*Exercise objective*: Pick out each line containing the string "image".

*Provided information*:
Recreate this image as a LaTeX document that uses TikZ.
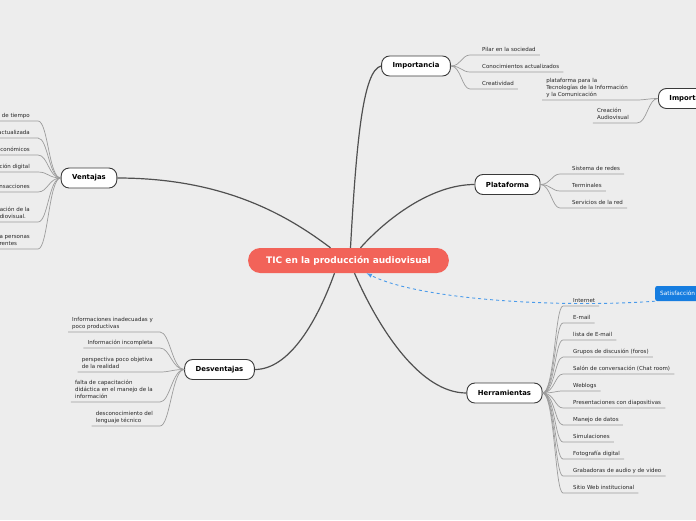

==

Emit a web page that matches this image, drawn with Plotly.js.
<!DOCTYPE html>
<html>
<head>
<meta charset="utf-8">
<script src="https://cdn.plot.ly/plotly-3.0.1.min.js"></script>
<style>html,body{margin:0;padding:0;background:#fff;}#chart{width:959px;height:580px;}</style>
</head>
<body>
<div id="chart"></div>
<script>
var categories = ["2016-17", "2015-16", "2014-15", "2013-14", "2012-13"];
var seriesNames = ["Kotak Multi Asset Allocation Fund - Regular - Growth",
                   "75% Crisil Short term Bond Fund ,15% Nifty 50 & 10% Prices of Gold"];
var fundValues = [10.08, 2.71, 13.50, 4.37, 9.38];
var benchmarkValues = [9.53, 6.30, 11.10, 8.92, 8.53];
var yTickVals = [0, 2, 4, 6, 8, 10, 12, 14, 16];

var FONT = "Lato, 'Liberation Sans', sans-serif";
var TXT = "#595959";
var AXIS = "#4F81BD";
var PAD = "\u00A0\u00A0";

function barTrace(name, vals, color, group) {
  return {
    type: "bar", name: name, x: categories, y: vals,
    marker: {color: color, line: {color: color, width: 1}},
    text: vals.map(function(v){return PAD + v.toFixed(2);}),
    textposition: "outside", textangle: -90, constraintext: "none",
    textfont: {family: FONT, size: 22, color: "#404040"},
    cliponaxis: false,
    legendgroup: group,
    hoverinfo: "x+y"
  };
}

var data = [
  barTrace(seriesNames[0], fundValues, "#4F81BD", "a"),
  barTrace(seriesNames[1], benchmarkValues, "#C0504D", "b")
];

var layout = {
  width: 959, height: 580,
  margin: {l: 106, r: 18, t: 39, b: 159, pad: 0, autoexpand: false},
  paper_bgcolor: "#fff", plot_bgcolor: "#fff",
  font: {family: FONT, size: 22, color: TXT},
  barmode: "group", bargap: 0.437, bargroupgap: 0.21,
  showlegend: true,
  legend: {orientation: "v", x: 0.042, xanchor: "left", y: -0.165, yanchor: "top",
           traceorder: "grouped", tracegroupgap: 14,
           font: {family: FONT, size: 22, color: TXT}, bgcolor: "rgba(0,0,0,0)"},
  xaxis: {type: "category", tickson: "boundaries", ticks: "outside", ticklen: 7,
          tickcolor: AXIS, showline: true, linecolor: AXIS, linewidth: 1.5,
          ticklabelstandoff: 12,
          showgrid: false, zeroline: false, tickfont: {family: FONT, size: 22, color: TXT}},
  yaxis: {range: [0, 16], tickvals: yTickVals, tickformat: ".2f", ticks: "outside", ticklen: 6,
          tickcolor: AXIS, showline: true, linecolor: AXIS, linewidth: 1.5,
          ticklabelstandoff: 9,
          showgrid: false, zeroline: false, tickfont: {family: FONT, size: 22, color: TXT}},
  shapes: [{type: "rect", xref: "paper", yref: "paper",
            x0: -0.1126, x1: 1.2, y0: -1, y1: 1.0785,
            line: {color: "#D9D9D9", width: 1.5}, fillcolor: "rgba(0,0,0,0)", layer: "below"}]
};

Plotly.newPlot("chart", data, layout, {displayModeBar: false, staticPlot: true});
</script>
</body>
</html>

*Correct answer*:
Recreate this image as a LaTeX document that uses TikZ.
Emit a web page that matches this image, drawn with Plotly.js.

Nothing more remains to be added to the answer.